Again the father suggested, "My son, since this hut is so small, would you move to your quarters?" Without a word, the snake slithered to its shed and slept. The mother didn't even go to see her son; but a few days later he came to see his father.
   "Father!"
   "Ye-e-s"
   "I want a wife."
   "You, men in this thome, have you all heard?"
   "Uh-huh."
   "My son wants a wife; and I have plenty of cattle to get him one. ... I've heard, my son. Just go relax."
   The men decided all the girls should come and parade there so a wife could be chosen for the son [snake]. They all came and lined up alongside their fathers. The conversations between the fathers and daughters went like this:
   "I want to sell you to this man's son who lives in that shed."
   "Me! Never! I don't agree!"
   One girl standing near the end of the queue told the girl next to her, "My dad loves wealth so much, I'm sure he will force me to marry that snake!"
   "Can't you refuse? ... Me? let my father give me to a python to eat me alive? Never!"
   "Ooh, you don't understand. My dad is bad; and I'm sure I will be given to that damn snake."

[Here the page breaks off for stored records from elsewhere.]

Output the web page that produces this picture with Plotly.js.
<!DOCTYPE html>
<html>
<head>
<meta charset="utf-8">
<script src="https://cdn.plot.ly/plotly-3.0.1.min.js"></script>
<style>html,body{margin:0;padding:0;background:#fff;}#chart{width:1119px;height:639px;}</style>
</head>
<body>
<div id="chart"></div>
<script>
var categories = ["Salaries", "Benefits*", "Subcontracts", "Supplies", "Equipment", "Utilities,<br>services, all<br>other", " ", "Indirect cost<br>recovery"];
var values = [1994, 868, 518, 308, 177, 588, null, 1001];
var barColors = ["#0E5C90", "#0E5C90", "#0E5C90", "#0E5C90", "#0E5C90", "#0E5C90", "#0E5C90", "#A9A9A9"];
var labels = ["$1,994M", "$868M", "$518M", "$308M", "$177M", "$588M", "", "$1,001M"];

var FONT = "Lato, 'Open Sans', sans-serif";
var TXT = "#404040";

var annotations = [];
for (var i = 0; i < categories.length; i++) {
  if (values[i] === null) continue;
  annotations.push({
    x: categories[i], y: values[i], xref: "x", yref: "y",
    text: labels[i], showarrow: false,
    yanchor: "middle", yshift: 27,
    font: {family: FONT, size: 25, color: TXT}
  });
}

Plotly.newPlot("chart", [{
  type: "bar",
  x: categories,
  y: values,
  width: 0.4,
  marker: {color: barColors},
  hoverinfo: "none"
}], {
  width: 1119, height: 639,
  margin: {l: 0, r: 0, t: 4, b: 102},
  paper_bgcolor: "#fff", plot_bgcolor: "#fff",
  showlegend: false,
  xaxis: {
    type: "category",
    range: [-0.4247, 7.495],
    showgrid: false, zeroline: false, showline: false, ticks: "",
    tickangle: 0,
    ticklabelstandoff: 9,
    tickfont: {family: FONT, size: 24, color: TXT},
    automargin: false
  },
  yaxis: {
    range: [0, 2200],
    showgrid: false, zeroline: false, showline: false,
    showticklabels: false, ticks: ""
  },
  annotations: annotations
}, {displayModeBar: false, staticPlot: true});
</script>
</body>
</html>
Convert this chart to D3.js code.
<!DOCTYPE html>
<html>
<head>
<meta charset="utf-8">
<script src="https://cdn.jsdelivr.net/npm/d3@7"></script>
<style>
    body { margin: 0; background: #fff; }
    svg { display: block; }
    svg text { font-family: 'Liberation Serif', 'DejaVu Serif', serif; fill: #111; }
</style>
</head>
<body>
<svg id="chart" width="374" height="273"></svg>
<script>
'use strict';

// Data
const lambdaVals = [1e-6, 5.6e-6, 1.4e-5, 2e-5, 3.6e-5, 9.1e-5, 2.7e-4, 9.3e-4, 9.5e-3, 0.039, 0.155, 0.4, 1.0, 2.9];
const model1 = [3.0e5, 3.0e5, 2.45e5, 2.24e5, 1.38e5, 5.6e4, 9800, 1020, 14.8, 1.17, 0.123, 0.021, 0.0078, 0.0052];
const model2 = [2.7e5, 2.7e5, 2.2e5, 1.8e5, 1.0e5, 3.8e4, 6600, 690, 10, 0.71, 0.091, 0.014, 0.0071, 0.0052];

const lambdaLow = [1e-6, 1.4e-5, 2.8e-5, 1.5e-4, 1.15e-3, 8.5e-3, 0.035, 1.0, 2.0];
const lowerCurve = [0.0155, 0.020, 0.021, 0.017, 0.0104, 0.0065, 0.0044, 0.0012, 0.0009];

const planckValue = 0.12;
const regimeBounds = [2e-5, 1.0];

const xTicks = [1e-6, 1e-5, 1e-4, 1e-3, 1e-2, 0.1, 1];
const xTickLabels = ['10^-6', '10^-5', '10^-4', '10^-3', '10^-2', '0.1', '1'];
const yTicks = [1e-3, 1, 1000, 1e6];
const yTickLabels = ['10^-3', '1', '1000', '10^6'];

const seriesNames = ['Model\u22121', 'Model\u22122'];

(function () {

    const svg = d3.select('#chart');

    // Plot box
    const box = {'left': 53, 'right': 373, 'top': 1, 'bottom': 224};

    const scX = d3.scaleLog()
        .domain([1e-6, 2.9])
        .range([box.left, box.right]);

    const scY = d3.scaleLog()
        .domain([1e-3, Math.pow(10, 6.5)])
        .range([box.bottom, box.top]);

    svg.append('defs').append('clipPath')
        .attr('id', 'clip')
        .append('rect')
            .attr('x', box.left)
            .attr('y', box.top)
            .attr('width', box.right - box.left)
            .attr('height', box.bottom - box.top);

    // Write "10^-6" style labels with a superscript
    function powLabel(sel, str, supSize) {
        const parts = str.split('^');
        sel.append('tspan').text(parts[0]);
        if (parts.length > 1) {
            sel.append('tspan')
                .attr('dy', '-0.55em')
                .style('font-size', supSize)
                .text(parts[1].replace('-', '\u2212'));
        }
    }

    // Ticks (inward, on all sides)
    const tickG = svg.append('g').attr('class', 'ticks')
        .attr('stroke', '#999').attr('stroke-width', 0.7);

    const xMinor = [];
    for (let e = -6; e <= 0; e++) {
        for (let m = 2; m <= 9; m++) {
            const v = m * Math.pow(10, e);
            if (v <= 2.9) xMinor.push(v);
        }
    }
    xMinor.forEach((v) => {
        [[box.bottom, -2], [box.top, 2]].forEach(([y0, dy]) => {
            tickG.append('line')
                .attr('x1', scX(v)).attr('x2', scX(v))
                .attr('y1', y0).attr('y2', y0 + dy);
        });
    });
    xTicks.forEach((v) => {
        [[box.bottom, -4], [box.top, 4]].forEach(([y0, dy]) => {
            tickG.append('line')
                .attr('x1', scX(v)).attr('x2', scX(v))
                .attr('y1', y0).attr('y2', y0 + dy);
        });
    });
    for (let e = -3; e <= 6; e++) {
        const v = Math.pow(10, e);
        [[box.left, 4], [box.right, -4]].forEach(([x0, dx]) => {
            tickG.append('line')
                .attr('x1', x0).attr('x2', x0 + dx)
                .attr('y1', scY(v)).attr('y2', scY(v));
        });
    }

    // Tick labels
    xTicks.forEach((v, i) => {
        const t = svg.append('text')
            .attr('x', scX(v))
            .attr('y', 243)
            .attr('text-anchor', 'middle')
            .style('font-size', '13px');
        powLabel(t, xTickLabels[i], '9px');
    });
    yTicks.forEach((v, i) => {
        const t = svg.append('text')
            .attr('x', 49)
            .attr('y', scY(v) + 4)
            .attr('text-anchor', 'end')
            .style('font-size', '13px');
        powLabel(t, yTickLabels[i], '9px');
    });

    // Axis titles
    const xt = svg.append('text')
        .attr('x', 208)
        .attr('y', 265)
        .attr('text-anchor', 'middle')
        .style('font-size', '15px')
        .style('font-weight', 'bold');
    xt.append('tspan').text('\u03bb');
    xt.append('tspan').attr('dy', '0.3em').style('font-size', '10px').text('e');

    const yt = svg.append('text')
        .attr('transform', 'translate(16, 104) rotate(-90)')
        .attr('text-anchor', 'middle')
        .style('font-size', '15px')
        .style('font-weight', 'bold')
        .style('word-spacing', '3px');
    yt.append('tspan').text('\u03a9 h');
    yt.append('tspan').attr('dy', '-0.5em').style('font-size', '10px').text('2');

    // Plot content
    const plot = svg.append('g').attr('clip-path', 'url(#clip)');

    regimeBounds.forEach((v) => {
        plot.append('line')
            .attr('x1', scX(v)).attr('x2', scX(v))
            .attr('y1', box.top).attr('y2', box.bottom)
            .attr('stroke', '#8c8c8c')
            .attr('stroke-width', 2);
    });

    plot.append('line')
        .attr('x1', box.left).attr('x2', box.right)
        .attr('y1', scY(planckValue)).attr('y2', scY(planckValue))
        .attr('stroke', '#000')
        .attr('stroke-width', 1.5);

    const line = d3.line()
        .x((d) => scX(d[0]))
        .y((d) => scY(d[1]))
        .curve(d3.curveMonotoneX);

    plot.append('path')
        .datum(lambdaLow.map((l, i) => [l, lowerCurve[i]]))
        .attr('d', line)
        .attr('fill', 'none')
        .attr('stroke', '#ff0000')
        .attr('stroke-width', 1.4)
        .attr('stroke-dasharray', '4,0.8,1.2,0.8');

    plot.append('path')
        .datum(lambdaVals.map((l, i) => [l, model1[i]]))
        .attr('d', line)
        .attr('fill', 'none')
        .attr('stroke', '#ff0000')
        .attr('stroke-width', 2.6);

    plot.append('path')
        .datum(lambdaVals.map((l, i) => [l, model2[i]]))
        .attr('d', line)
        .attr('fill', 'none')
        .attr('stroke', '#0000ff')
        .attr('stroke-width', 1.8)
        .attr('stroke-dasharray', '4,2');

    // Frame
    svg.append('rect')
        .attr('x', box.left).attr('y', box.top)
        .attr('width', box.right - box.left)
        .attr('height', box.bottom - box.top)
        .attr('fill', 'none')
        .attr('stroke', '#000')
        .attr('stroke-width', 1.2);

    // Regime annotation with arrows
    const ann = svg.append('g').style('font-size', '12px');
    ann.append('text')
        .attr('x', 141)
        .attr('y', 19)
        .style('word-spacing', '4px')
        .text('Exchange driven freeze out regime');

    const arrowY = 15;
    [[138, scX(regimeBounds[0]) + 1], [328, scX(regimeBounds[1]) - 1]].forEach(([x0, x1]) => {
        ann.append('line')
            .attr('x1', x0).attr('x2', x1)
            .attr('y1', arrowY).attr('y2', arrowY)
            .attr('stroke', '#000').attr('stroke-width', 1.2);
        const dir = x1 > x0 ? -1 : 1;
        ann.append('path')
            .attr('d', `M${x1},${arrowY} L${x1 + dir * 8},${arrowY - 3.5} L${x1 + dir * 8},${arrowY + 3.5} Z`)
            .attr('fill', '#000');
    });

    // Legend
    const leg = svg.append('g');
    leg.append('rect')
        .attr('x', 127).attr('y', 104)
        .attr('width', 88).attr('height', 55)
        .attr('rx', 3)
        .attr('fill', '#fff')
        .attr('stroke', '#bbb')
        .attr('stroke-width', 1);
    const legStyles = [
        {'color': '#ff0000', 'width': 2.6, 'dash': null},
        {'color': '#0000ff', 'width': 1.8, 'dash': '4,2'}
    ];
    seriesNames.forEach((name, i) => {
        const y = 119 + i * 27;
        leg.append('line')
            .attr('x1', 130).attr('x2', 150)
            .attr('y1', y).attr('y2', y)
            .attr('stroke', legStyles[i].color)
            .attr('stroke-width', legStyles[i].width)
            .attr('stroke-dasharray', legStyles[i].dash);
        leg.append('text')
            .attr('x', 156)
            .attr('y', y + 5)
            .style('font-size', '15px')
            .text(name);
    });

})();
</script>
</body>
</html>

One after the other, the girls kept refusing to get married to the snake until they got to the girl with the wicked father. Of course, she didn't want the snake either. "Father, .. . would you give me away to a snake that would kill me?"
   "That is the only man I want. I want w-e-a-l-t-h! Nothing else! Are you going to his place or not? If you don't go, you're not my daughter! If you're my daughter, you'll go."
   "Ye-e-e-s, father."
   Then her father-in-law took her to the snake. "Here's a wife." That night, the villagers hardly slept, listening for the girl to scream as the snake would eat her.
   But the girl's shed turned into a beautiful house at night, and reverted to being just a shed during daytime. Splendid food also came at night. She feasted and slept on a fine bed at night, but stayed in the shed during the day. For three nights, she slept alone quite scared despite the comfort. late at night, a perfumed person would come in the dark and touch her softly as she slept, but vanish if she moved even slightly. All along, people expected her to be eaten.

The fourth night, she timed the person's arrival, and when touched, she seized his hands. "Today you will not flee! You have pestered me for several days. Today, I've got you!" She glanced where the snake usually lay and, seeing it there, wondered where the man came from. She rose to burn the snake up; but the man cautioned her never to do that since all her well-being derived from it. Whereupon, out of the snake, he pulled a bicycle, a motorcar... everything she wanted, and they lived happily as man and wife.

One day, he declared he would ask his father for a second wife. He donned his coat - the python - and went to his father again. "Father, I want you and your friends to visit me. And I would also like another wife."
   The girls were again informed about the snake needing a second wife. "But that girl got married to the snake, and we've not seen her since. Does he want another wife to eat too?"
   Meanwhile, the man in the snake's guise told his wife to order servants to prepare many dishes for a big party. His parents and their friends would be coming. "I know all the girls will want me; but I don't want them." From the python, he pulled out fine houses for his parents, step-mother and step-brother.

On the party day, everybody came. The girls could not believe their eyes; some wanted to be accepted even as cleaners or house servants. The girl standing next to last in the queue was heard to say, "I wish I knew the bride would get such a nice husband. If only I had been patient and obeyed my father!"
   The snake-man and his wife emerged from the house, expensively dressed in fine clothes and shoes - high heels for the lady - and addressed the crowd:
   "I know all you girls now want me for a husband, but I don't want a second wife. Father, I really didn't want another wife. I just wanted all of you to know where my wife is. Contrary to popular suspicion, she is alive and well.."

The woman who broke the kithangona gave birth to a white man. The python is his coat. And how do white people go? Isn't it with high heels?